__EXERCISE INSTRUCTIONS__
No pictures belong in the copy; return exactly the lines from the one with "Generate a LaTeX" through the one with "(0,0) rectangle (618,387);", both ends included, and nothing else.

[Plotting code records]
···

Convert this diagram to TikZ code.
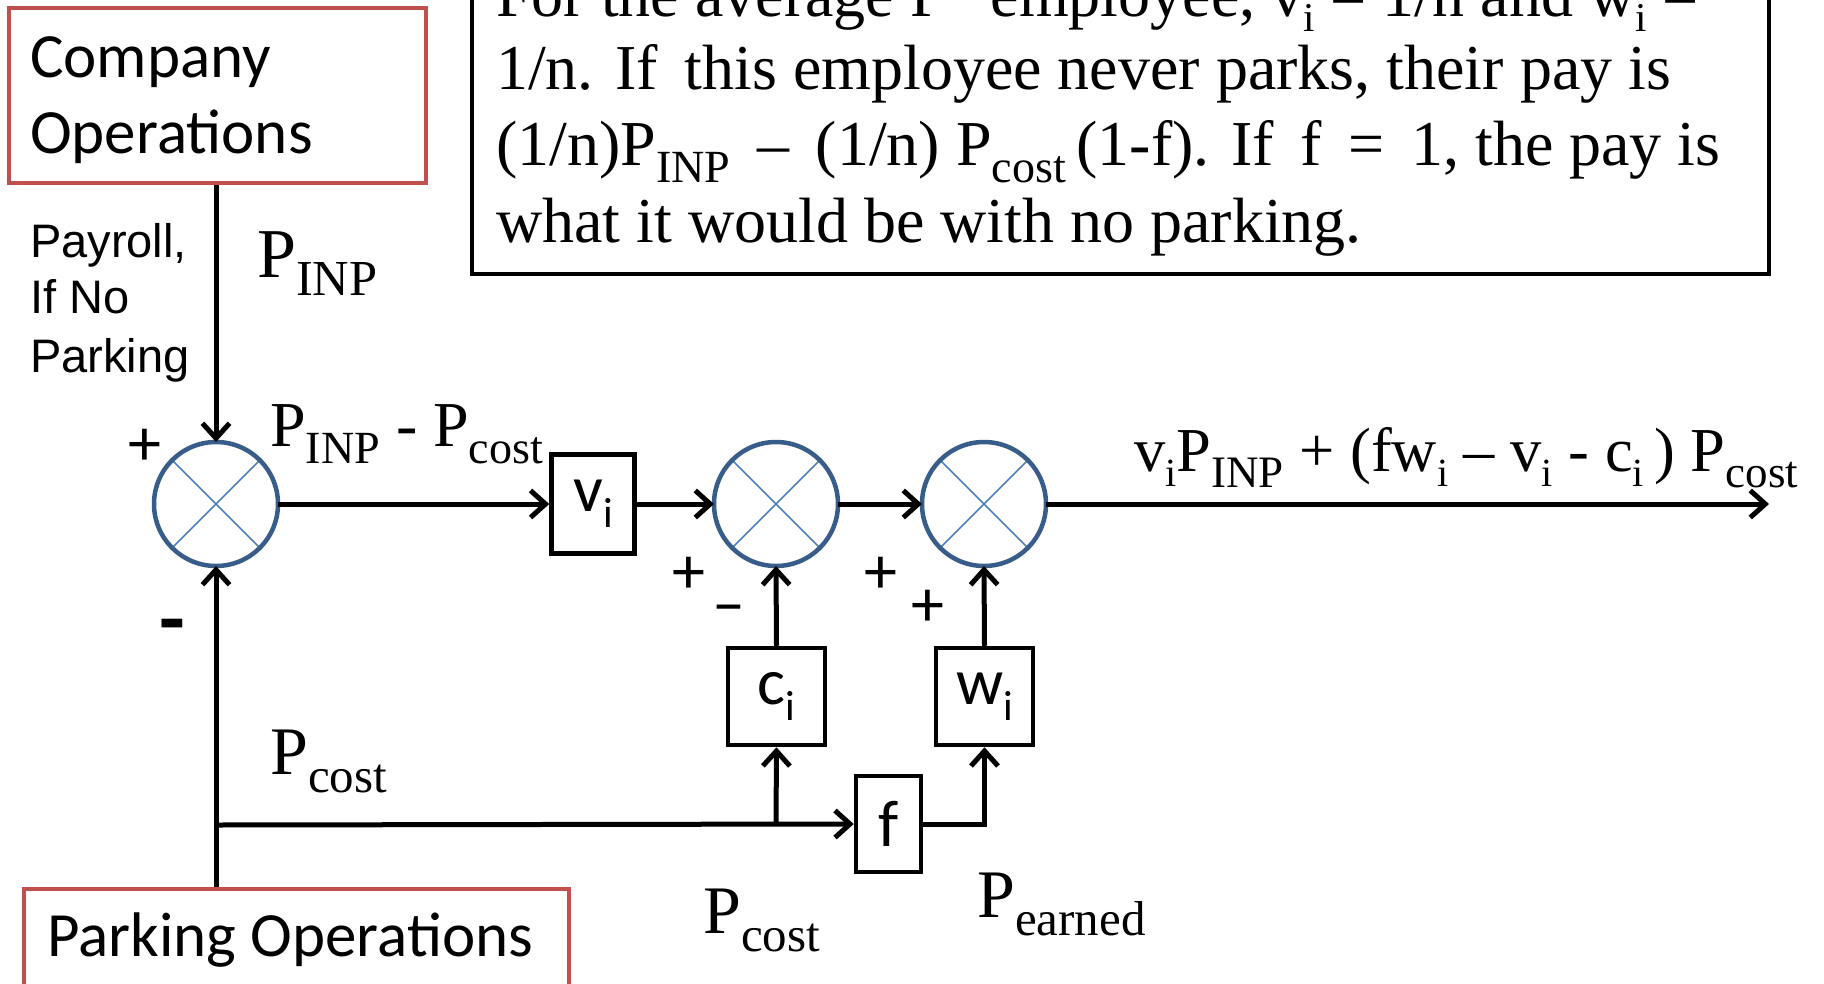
\documentclass[tikz,border=0pt]{standalone}
\usepackage{fontspec}
\usepackage{graphicx}
\setmainfont{Liberation Serif}
\newfontfamily\calf{Carlito}
\newfontfamily\arif{Liberation Sans}
\usetikzlibrary{arrows.meta}
\definecolor{redb}{RGB}{192,80,77}
\definecolor{blueo}{RGB}{56,93,138}
\definecolor{bluex}{RGB}{79,129,189}
\newcommand{\subx}[1]{\raisebox{-0.27em}{\scalebox{0.72}{#1}}}
\newcommand{\subi}[1]{\raisebox{-0.24em}{\scalebox{0.64}{#1}}}
\newcommand{\setfs}[1]{\fontsize{#1}{#1}\selectfont}
\tikzset{
  conn/.style={line width=5pt, -{Straight Barb[length=15pt,width=27pt]}},
  blk/.style={draw, line width=4.5pt, inner sep=0pt, font=\calf\setfs{66}},
  redbox/.style={draw=redb, line width=4.5pt, inner sep=0pt},
  sumj/.style={circle, draw=blueo, line width=4.5pt, minimum size=124pt, inner sep=0pt, outer sep=0pt},
  xline/.style={bluex, line width=1.6pt},
  lbl/.style={anchor=base west, inner sep=0pt},
  sgn/.style={inner sep=0pt, font=\calf\setfs{66}},
  serif/.style={lbl, font=\setfs{70}},
  note/.style={lbl, font=\setfs{64}},
}
\begin{document}
\begin{tikzpicture}[x=1pt,y=-1pt]
\useasboundingbox (0,0) rectangle (1824,983);
\clip (0,0) rectangle (1824,983);
\fill[white] (0,0) rectangle (1824,983);

% note box
\draw[line width=4.5pt] (472,-100) rectangle (1769,274);
\node[note] (t1) at (496,16) {For the average P\hspace{0.7em}employee, v\subi{i} = 1/n and w\subi{i} =};
\node[note] (t2) at (496,89) {1/n. If\, this employee never parks, their pay is};
\node[note] (t3) at (496,165) {(1/n)P\subx{INP} \,–\, (1/n) P\subx{cost}\,(1-f). If\, f\, =\, 1, the pay is};
\node[note] (t4) at (496,242) {what it would be with no parking.};

% red boxes
\node[redbox, minimum width=417pt, minimum height=175pt] (co) at (217.5,95.5) {};
\node[lbl, font=\calf\setfs{63}] (co1) at (30,77) {Company};
\node[lbl, font=\calf\setfs{63}] (co2) at (30,153) {Operations};
\node[redbox, minimum width=545pt, minimum height=130pt] (po) at (296.5,954) {};
\node[lbl, font=\calf\setfs{63}] (pot) at (47,956) {Parking Operations};

% payroll text
\node[lbl, font=\arif\setfs{47}] (p1) at (30,257) {Payroll,};
\node[lbl, font=\arif\setfs{47}] (p2) at (30,313) {If No};
\node[lbl, font=\arif\setfs{47}] (p3) at (30,372) {Parking};

% summing junctions
\node[sumj] (s1) at (216,504) {};
\node[sumj] (s2) at (776,504) {};
\node[sumj] (s3) at (984,504) {};
\foreach \s in {s1,s2,s3}{
  \draw[xline] (\s.center) ++(45:60) -- ++(225:120);
  \draw[xline] (\s.center) ++(135:60) -- ++(315:120);
}

% blocks
\node[blk, minimum width=83pt, minimum height=99pt] (v) at (593,504) {v\subi{i}};
\node[blk, minimum width=97pt, minimum height=97pt] (c) at (776.5,696.5) {c\subi{i}};
\node[blk, minimum width=97pt, minimum height=97pt] (w) at (984.5,696.5) {w\subi{i}};
\node[blk, minimum width=65pt, minimum height=96pt] (f) at (888.5,824) {f};

\coordinate (outend) at (1769,504);
\coordinate (j1) at (216,825);
\coordinate (j2) at (776,825);

% connectors
\draw[conn] (s1.north |- co.south) -- (s1.north);
\draw[conn] (s1.east) -- (v.west);
\draw[conn] (v.east) -- (s2.west);
\draw[conn] (s2.east) -- (s3.west);
\draw[conn] (s3.east) -- (outend);
\draw[conn] (s1.south |- po.north) -- (s1.south);
\draw[conn] (j1) -- (f.west);
\draw[conn] (j2) -- (c.south);
\draw[conn] (c.north) -- (s2.south);
\draw[conn] (f.east) -| (w.south);
\draw[conn] (w.north) -- (s3.south);

% signs
\node[sgn] (g1) at (145,447) {+};
\node[sgn, font=\calf\bfseries\setfs{84}] (g2) at (172,633) {-};
\node[sgn] (g3) at (689,575) {+};
\node[sgn] (g4) at (729,615) {–};
\node[sgn] (g5) at (881,575) {+};
\node[sgn] (g6) at (928,608) {+};

% signal labels
\node[serif, font=\setfs{70}] (l1) at (257,277) {P\subx{INP}};
\node[serif, font=\setfs{64}] (l2) at (270,446) {P\subx{INP} - P\subx{cost}};
\node[serif, font=\setfs{62.5}] (l3) at (1134,471) {v\subi{i}P\subx{INP} + (fw\subi{i} – v\subi{i} - c\subi{i}\,) P\subx{cost}};
\node[serif, font=\setfs{68}] (l4) at (270,774) {P\subx{cost}};
\node[serif, font=\setfs{68}] (l5) at (703,933) {P\subx{cost}};
\node[serif, font=\setfs{68}] (l6) at (977,917) {P\subx{earned}};
\end{tikzpicture}
\end{document}
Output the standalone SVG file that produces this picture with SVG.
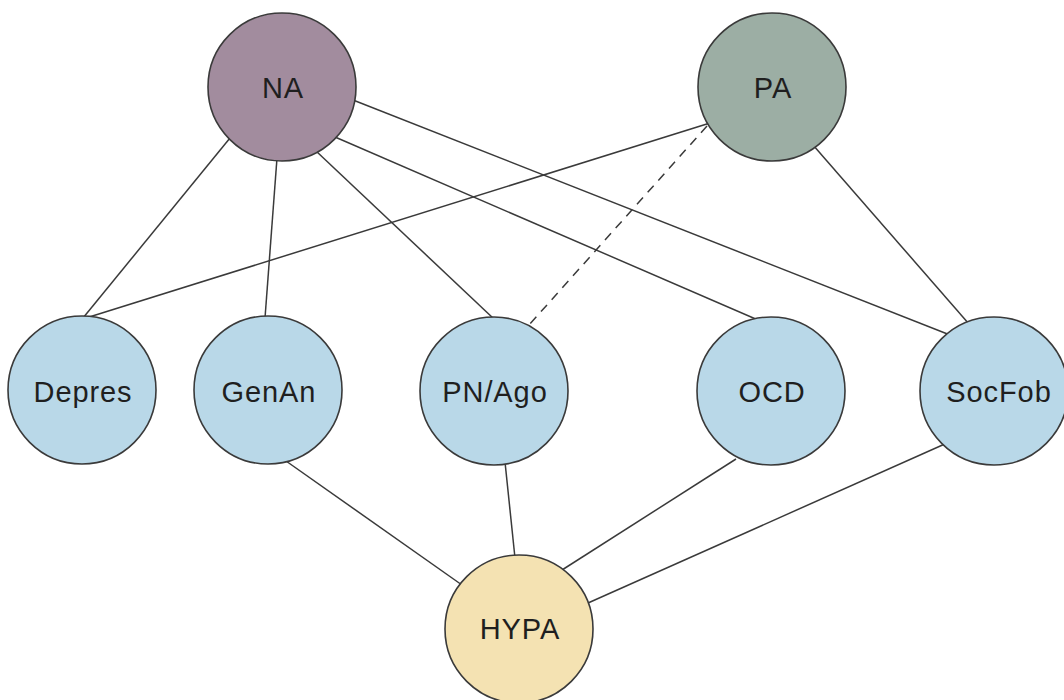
<svg xmlns="http://www.w3.org/2000/svg" width="1064" height="700" viewBox="0 0 1064 700">
  <style>
    .edge { stroke: #3a3a3a; stroke-width: 1.5; fill: none; }
    .dashed { stroke-dasharray: 9 7; }
    .node circle { stroke: #3a3a3a; stroke-width: 1.6; }
    .node text { font-family: "Liberation Sans", Arial, sans-serif; font-size: 29px; fill: #1f1f1f; text-anchor: middle; letter-spacing: 0.9px; }
    .na { fill: #a28c9e; }
    .pa { fill: #9caea4; }
    .dis { fill: #b9d8e8; }
    .hypa { fill: #f4e2b2; }
  </style>
  <rect width="1064" height="700" fill="#ffffff"/>

  <!-- links between the factors; circles are painted over the ends -->
  <g id="connectors">
    <line class="edge" x1="230" y1="138" x2="83" y2="318"/>
    <line class="edge" x1="277" y1="158" x2="265" y2="318"/>
    <line class="edge" x1="316" y1="151" x2="494" y2="319"/>
    <line class="edge" x1="335" y1="137" x2="758" y2="320"/>
    <line class="edge" x1="353" y1="100" x2="950" y2="335"/>
    <line class="edge" x1="710" y1="123" x2="86" y2="318"/>
    <line class="edge dashed" x1="707" y1="126" x2="529" y2="325"/>
    <line class="edge" x1="813" y1="145" x2="969" y2="324"/>
    <line class="edge" x1="286" y1="461" x2="462" y2="585"/>
    <line class="edge" x1="505" y1="462" x2="515" y2="558"/>
    <line class="edge" x1="736" y1="459" x2="562" y2="570"/>
    <line class="edge" x1="947" y1="443" x2="588" y2="603"/>
  </g>

  <g id="node-NA" class="node">
    <circle class="na" cx="282" cy="87" r="74"/>
    <text x="283" y="98">NA</text>
  </g>
  <g id="node-PA" class="node">
    <circle class="pa" cx="772" cy="87" r="74"/>
    <text x="773" y="98">PA</text>
  </g>
  <g id="node-Depres" class="node">
    <circle class="dis" cx="82" cy="390" r="74"/>
    <text x="83" y="402">Depres</text>
  </g>
  <g id="node-GenAn" class="node">
    <circle class="dis" cx="268" cy="390" r="74"/>
    <text x="269" y="402">GenAn</text>
  </g>
  <g id="node-PNAgo" class="node">
    <circle class="dis" cx="494" cy="391" r="74"/>
    <text x="495" y="402">PN/Ago</text>
  </g>
  <g id="node-OCD" class="node">
    <circle class="dis" cx="771" cy="391" r="74"/>
    <text x="772" y="402">OCD</text>
  </g>
  <g id="node-SocFob" class="node">
    <circle class="dis" cx="994" cy="391" r="74"/>
    <text x="999" y="402">SocFob</text>
  </g>
  <g id="node-HYPA" class="node">
    <circle class="hypa" cx="519" cy="629" r="74"/>
    <text x="520" y="639">HYPA</text>
  </g>
</svg>
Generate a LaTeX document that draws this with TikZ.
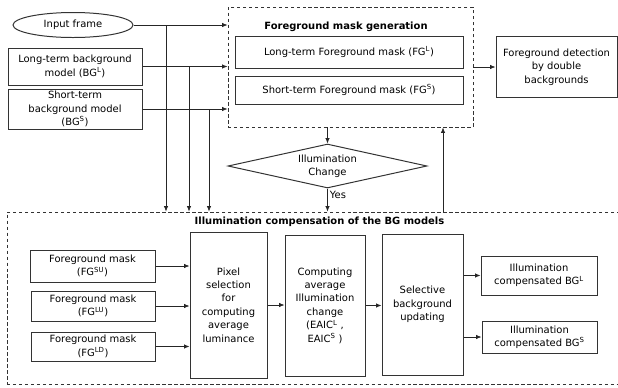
\documentclass[tikz,border=0pt]{standalone}
\usepackage{fontspec}
\setmainfont{DejaVu Sans}
\usetikzlibrary{shapes.geometric,arrows.meta}
\begin{document}
\begin{tikzpicture}[x=1bp,y=-1bp,
  font=\fontsize{10}{13.5}\selectfont,
  box/.style={draw=black!80, line width=1pt, align=center, inner sep=1pt},
  arr/.style={draw=black!85, -{Latex[length=5.5pt,width=4.5pt]}, line width=0.75pt},
  frame/.style={draw=black!80, dash pattern=on 3.5pt off 2.5pt, line width=0.9pt, inner sep=0pt},
  ttl/.style={font=\fontsize{10}{12}\selectfont\bfseries, inner sep=0pt}]
\useasboundingbox (0,0) rectangle (618,387);

% upper group
\node[box, ellipse, inner sep=0pt, minimum width=120bp, minimum height=25bp] (in) at (73,25) {Input frame};
\node[box, minimum width=134bp, minimum height=37bp] (bgl) at (75,66.5) {Long-term background\\model (BG\textsuperscript{L})};
\node[box, minimum width=134bp, minimum height=40bp] (bgs) at (75,109) {Short-term\\background model\\(BG\textsuperscript{S})};

\node[frame, minimum width=245bp, minimum height=120bp] (gen) at (350.5,67) {};
\node[ttl] (gent) at (346,27) {Foreground mask generation};
\node[box, minimum width=228bp, minimum height=32bp] (fgl) at (349,52) {Long-term Foreground mask (FG\textsuperscript{L})};
\node[box, minimum width=228bp, minimum height=28bp] (fgs) at (349,90) {Short-term Foreground mask (FG\textsuperscript{S})};

\node[box, minimum width=121bp, minimum height=61bp] (det) at (556.5,67) {Foreground detection\\by double\\backgrounds};

\node[box, diamond, aspect=4.5, inner sep=0pt, minimum width=199bp, minimum height=44bp] (ill) at (327.5,166) {Illumination\\Change};

% lower group
\node[frame, minimum width=618bp, minimum height=172bp] (comp) at (316,298) {};
\node[ttl] (compt) at (319.5,222) {Illumination compensation of the BG models};

\node[box, minimum width=125bp, minimum height=32bp] (su) at (92.5,266) {Foreground mask\\(FG\textsuperscript{SU})};
\node[box, minimum width=124bp, minimum height=30bp] (lu) at (93,306) {Foreground mask\\(FG\textsuperscript{LU})};
\node[box, minimum width=124bp, minimum height=29bp] (ld) at (93,346.5) {Foreground mask\\(FG\textsuperscript{LD})};

\node[box, minimum width=77bp, minimum height=146bp] (pix) at (228.5,305) {Pixel\\selection\\for\\computing\\average\\luminance};
\node[box, minimum width=80bp, minimum height=141bp] (cmp) at (325,305.5) {Computing\\average\\Illumination\\change\\(EAIC\textsuperscript{L} ,\\EAIC\textsuperscript{S} )};
\node[box, minimum width=81bp, minimum height=141bp] (sel) at (422.5,304.5) {Selective\\background\\updating};

\node[box, minimum width=116bp, minimum height=39bp] (icl) at (539,275.5) {Illumination\\compensated BG\textsuperscript{L}};
\node[box, minimum width=115bp, minimum height=32bp] (ics) at (539.5,337) {Illumination\\compensated BG\textsuperscript{S}};

% connectors upper
\draw[arr] (in.east) -- (in.east -| gen.west);
\draw[arr] (bgl.east) -- (bgl.east -| gen.west);
\draw[arr] (bgs.east) -- (bgs.east -| gen.west);
\coordinate (j1) at (166,25);
\coordinate (j2) at (189,66.5);
\coordinate (j3) at (209,109);
\draw[arr] (j1) -- (j1 |- comp.north);
\draw[arr] (j2) -- (j2 |- comp.north);
\draw[arr] (j3) -- (j3 |- comp.north);
\draw[arr] (gen.east |- det.west) -- (det.west);
\draw[arr] (ill.north |- gen.south) -- (ill.north);
\draw[arr] (ill.south) -- (ill.south |- comp.north) node[pos=0.3, right, inner sep=2pt] {Yes};
\coordinate (up) at (443,212);
\draw[arr] (up) -- (up |- gen.south);

% connectors lower
\draw[arr] (su.east) -- (su.east -| pix.west);
\draw[arr] (lu.east) -- (lu.east -| pix.west);
\draw[arr] (ld.east) -- (ld.east -| pix.west);
\draw[arr] (pix.east) -- (pix.east -| cmp.west);
\draw[arr] (cmp.east) -- (cmp.east -| sel.west);
\draw[arr] (sel.east |- icl.west) -- (icl.west);
\draw[arr] (sel.east |- ics.west) -- (ics.west);
\end{tikzpicture}
\end{document}
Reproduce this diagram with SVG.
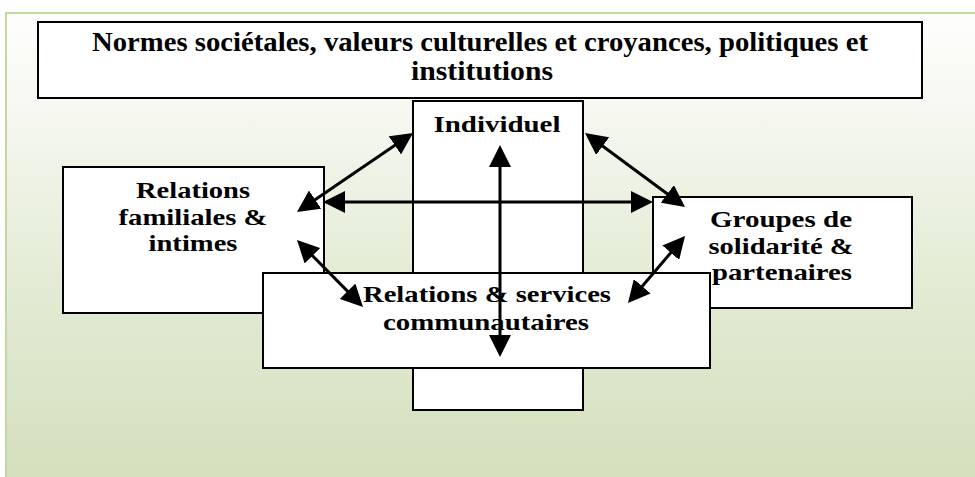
<svg xmlns="http://www.w3.org/2000/svg" width="975" height="477" viewBox="0 0 975 477">
<defs>
<linearGradient id="bg" x1="0" y1="0" x2="0" y2="1">
<stop offset="0" stop-color="#fefefd"/>
<stop offset="0.2" stop-color="#f6f8f1"/>
<stop offset="0.55" stop-color="#e4ecd6"/>
<stop offset="1" stop-color="#d4dfbc"/>
</linearGradient>
<marker id="ah" viewBox="0 0 22 22" refX="17" refY="11" markerWidth="22" markerHeight="22" markerUnits="userSpaceOnUse" orient="auto-start-reverse">
<path d="M0,0 L22,11 L0,22 z" fill="#000"/>
</marker>
</defs>
<style>
.box{fill:#fff;stroke:#000;stroke-width:2}
.t{font-family:"Liberation Serif","Times New Roman",serif;font-weight:bold;font-size:24px;fill:#000;text-anchor:middle}
.title{font-size:28px}
.c{stroke:#000;stroke-width:3;fill:none;marker-start:url(#ah);marker-end:url(#ah)}
</style>
<rect x="0" y="0" width="975" height="477" fill="#fff"/>
<rect x="6" y="13" width="975" height="470" fill="url(#bg)" stroke="#c3d7a0" stroke-width="2"/>
<g id="societal">
<rect class="box" x="38" y="22" width="884" height="76"/>
<text class="t title" x="480" y="51" textLength="776" lengthAdjust="spacingAndGlyphs">Normes sociétales, valeurs culturelles et croyances, politiques et</text>
<text class="t title" x="482" y="80" textLength="142" lengthAdjust="spacingAndGlyphs">institutions</text>
</g>
<g id="individuel">
<rect class="box" x="413" y="101" width="170" height="309"/>
<text class="t" x="497" y="132" textLength="127" lengthAdjust="spacingAndGlyphs">Individuel</text>
</g>
<g id="familiales">
<rect class="box" x="63" y="167" width="261" height="146"/>
<text class="t" x="193" y="198" textLength="114" lengthAdjust="spacingAndGlyphs">Relations</text>
<text class="t" x="193" y="225" textLength="149" lengthAdjust="spacingAndGlyphs">familiales &amp;</text>
<text class="t" x="193" y="251" textLength="89" lengthAdjust="spacingAndGlyphs">intimes</text>
</g>
<g id="groupes">
<rect class="box" x="653" y="197" width="259" height="111"/>
<text class="t" x="781" y="227" textLength="142" lengthAdjust="spacingAndGlyphs">Groupes de</text>
<text class="t" x="781" y="254" textLength="145" lengthAdjust="spacingAndGlyphs">solidarité &amp;</text>
<text class="t" x="782" y="280" textLength="140" lengthAdjust="spacingAndGlyphs">partenaires</text>
</g>
<g id="communautaires">
<rect class="box" x="263" y="273" width="447" height="95"/>
<text class="t" x="487" y="302" textLength="248" lengthAdjust="spacingAndGlyphs">Relations &amp; services</text>
<text class="t" x="486" y="330" textLength="206" lengthAdjust="spacingAndGlyphs">communautaires</text>
</g>
<g id="connectors">
<line class="c" x1="500" y1="150" x2="500" y2="352"/>
<line class="c" x1="328" y1="202" x2="648" y2="202"/>
<line class="c" x1="408.9" y1="135.8" x2="301.1" y2="209.2"/>
<line class="c" x1="589" y1="136" x2="681" y2="204"/>
<line class="c" x1="300.5" y1="243.6" x2="359.5" y2="303.4"/>
<line class="c" x1="681.8" y1="239.8" x2="631.2" y2="299.2"/>
</g>
</svg>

···

__FINAL RESULT__
Generate a LaTeX document that draws this with TikZ.
\documentclass[tikz,border=0pt]{standalone}
\usepackage{fontspec}
\setmainfont{DejaVu Sans}
\usetikzlibrary{shapes.geometric,arrows.meta}
\begin{document}
\begin{tikzpicture}[x=1bp,y=-1bp,
  font=\fontsize{10}{13.5}\selectfont,
  box/.style={draw=black!80, line width=1pt, align=center, inner sep=1pt},
  arr/.style={draw=black!85, -{Latex[length=5.5pt,width=4.5pt]}, line width=0.75pt},
  frame/.style={draw=black!80, dash pattern=on 3.5pt off 2.5pt, line width=0.9pt, inner sep=0pt},
  ttl/.style={font=\fontsize{10}{12}\selectfont\bfseries, inner sep=0pt}]
\useasboundingbox (0,0) rectangle (618,387);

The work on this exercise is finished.